The ceremony at the Basilica of St. John Lateran will mark the end of an investigation into the late pope’s “life, virtues and reputation for sanctity.” The Vatican’s Congregation for the Causes of Saints will then consider the cause of John Paul’s beatification.

To qualify for beatification, a candidate must have been a martyr or have a miracle attributed to his or her intercession. If John Paul is beatified, a second miracle would be required for him to be named a saint.

In addition to the cure of Sister Marie-Simon-Pierre, the miracles reportedly proposed for attribution to John Paul include the conception of a child by a married couple who had long been infertile.

_ Francis X. Rocca

Ohio May Reject Federal Abstinence Funds

CLEVELAND (RNS) Ohio might become the eighth state to reject federal money for abstinence-only sex education, a decision that public-policy groups say is part of a nationwide shift toward more comprehensive sex-ed programs.


Gov.

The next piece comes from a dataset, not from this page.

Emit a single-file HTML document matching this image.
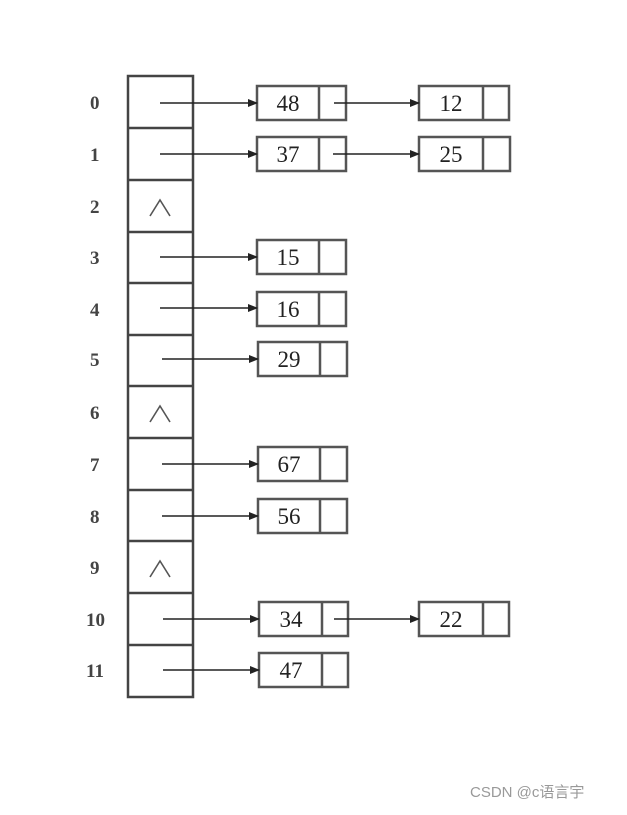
<!DOCTYPE html>
<html><head><meta charset="utf-8"><style>
body{margin:0;background:#fff}
</style></head><body>
<svg width="627" height="810" viewBox="0 0 627 810" xmlns="http://www.w3.org/2000/svg">
<defs><marker id="a" markerWidth="10" markerHeight="8" refX="9" refY="4" orient="auto" markerUnits="userSpaceOnUse"><path d="M0,0 L10,4 L0,8 Z" fill="#222"/></marker></defs>
<g font-family="Liberation Serif, serif" fill="#444" font-size="19" font-weight="bold">
<text x="90" y="109">0</text><text x="90" y="161">1</text><text x="90" y="213">2</text>
<text x="90" y="264">3</text><text x="90" y="316">4</text><text x="90" y="366">5</text>
<text x="90" y="419">6</text><text x="90" y="471">7</text><text x="90" y="523">8</text>
<text x="90" y="574">9</text><text x="86" y="626">10</text><text x="86" y="677">11</text>
</g>
<g stroke="#444" stroke-width="2.5" fill="none">
<rect x="128" y="76" width="65" height="621"/>
<line x1="128" y1="128" x2="193" y2="128"/><line x1="128" y1="180" x2="193" y2="180"/>
<line x1="128" y1="232" x2="193" y2="232"/><line x1="128" y1="283" x2="193" y2="283"/>
<line x1="128" y1="335" x2="193" y2="335"/><line x1="128" y1="386" x2="193" y2="386"/>
<line x1="128" y1="438" x2="193" y2="438"/><line x1="128" y1="490" x2="193" y2="490"/>
<line x1="128" y1="541" x2="193" y2="541"/><line x1="128" y1="593" x2="193" y2="593"/>
<line x1="128" y1="645" x2="193" y2="645"/>
</g>
<g fill="none" stroke="#555" stroke-width="1.6">
<path d="M150,216 L160,200 L170,216"/><path d="M150,422 L160,406 L170,422"/><path d="M150,577 L160,561 L170,577"/>
</g>
<g stroke="#555" stroke-width="2.5" fill="none">
<rect x="257" y="86" width="89" height="34"/><line x1="319" y1="86" x2="319" y2="120"/>
<rect x="419" y="86" width="90" height="34"/><line x1="483" y1="86" x2="483" y2="120"/>
<rect x="257" y="137" width="89" height="34"/><line x1="319" y1="137" x2="319" y2="171"/>
<rect x="419" y="137" width="91" height="34"/><line x1="483" y1="137" x2="483" y2="171"/>
<rect x="257" y="240" width="89" height="34"/><line x1="319" y1="240" x2="319" y2="274"/>
<rect x="257" y="292" width="89" height="34"/><line x1="319" y1="292" x2="319" y2="326"/>
<rect x="258" y="342" width="89" height="34"/><line x1="320" y1="342" x2="320" y2="376"/>
<rect x="258" y="447" width="89" height="34"/><line x1="320" y1="447" x2="320" y2="481"/>
<rect x="258" y="499" width="89" height="34"/><line x1="320" y1="499" x2="320" y2="533"/>
<rect x="259" y="602" width="89" height="34"/><line x1="322" y1="602" x2="322" y2="636"/>
<rect x="419" y="602" width="90" height="34"/><line x1="483" y1="602" x2="483" y2="636"/>
<rect x="259" y="653" width="89" height="34"/><line x1="322" y1="653" x2="322" y2="687"/>
</g>
<g stroke="#222" stroke-width="1.6" marker-end="url(#a)">
<line x1="160" y1="103" x2="257" y2="103"/><line x1="334" y1="103" x2="419" y2="103"/>
<line x1="160" y1="154" x2="257" y2="154"/><line x1="333" y1="154" x2="419" y2="154"/>
<line x1="160" y1="257" x2="257" y2="257"/>
<line x1="160" y1="308" x2="257" y2="308"/>
<line x1="162" y1="359" x2="258" y2="359"/>
<line x1="162" y1="464" x2="258" y2="464"/>
<line x1="162" y1="516" x2="258" y2="516"/>
<line x1="163" y1="619" x2="259" y2="619"/><line x1="334" y1="619" x2="419" y2="619"/>
<line x1="163" y1="670" x2="259" y2="670"/>
</g>
<g font-family="Liberation Serif, serif" fill="#222" font-size="23" text-anchor="middle">
<text x="288" y="111">48</text><text x="451" y="111">12</text>
<text x="288" y="162">37</text><text x="451" y="162">25</text>
<text x="288" y="265">15</text><text x="288" y="317">16</text><text x="289" y="367">29</text>
<text x="289" y="472">67</text><text x="289" y="524">56</text>
<text x="291" y="627">34</text><text x="451" y="627">22</text><text x="291" y="678">47</text>
</g>
<text x="470" y="797" font-family="Liberation Sans, Noto Sans CJK SC, sans-serif" font-size="15" fill="#999">CSDN @c语言宇</text>
</svg>
</body></html>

Ted Strickland has proposed phasing out federal grants for abstinence-only instruction, following the lead of governors in California, Connecticut, Maine, Montana, New Jersey, Rhode Island and Wisconsin.

A bipartisan group in Congress has introduced a bill that would pay for programs that include instruction about birth control and sexually transmitted diseases, while also emphasizing abstinence before marriage.

“The abstinence-only approach has seen its day, and the support’s really waning,” said Bill Smith, vice president for public policy at the Sexuality Information and Education Council of the United States in Washington, D.C.

Smith and others attribute the shift away from abstinence-only instruction to new leadership in Congress.

The federal bill, the Responsible Education About Life Act, was first introduced in 2001 but gained little support in a Republican-led Congress that funneled about $175 million a year into abstinence-only programs across the country.

Some states found that the federal grant program had too many strings attached. Abstinence-only educators are asked to adhere to teaching points, including one that states that sex outside of marriage is “likely to have harmful psychological and physical effects.”


Other states dropped the program after new rules banned information about contraception and STD prevention, even to answer students’ questions.

“The governor believes that continuing to pay for a program that has not been proven to work is an unwise use of tax dollars, particularly when we’re facing a very challenging or constrained budget environment,” said Keith Dailey, spokesman for the governor.

Some Ohio Republican lawmakers already have said they will fight to restore the abstinence-only money.

_ Leila Atassi

Quote of the Day: New Life Church Associate Pastor Rob Brendle

(RNS) “His loose discussions about sexuality might have seemed refreshingly raw and real, especially since church had always been so stuffy and prudish in the past. In retrospect, some of his comments and interactions that at the time seemed edgy, but innocent enough, now seem questionable.”

_ Rob Brendle, associate pastor of New Life Church in Colorado Springs, Colo., speaking of the church’s dismissed pastor Ted Haggard, who was caught in a sex scandal last fall. He was quoted by the Los Angeles Times.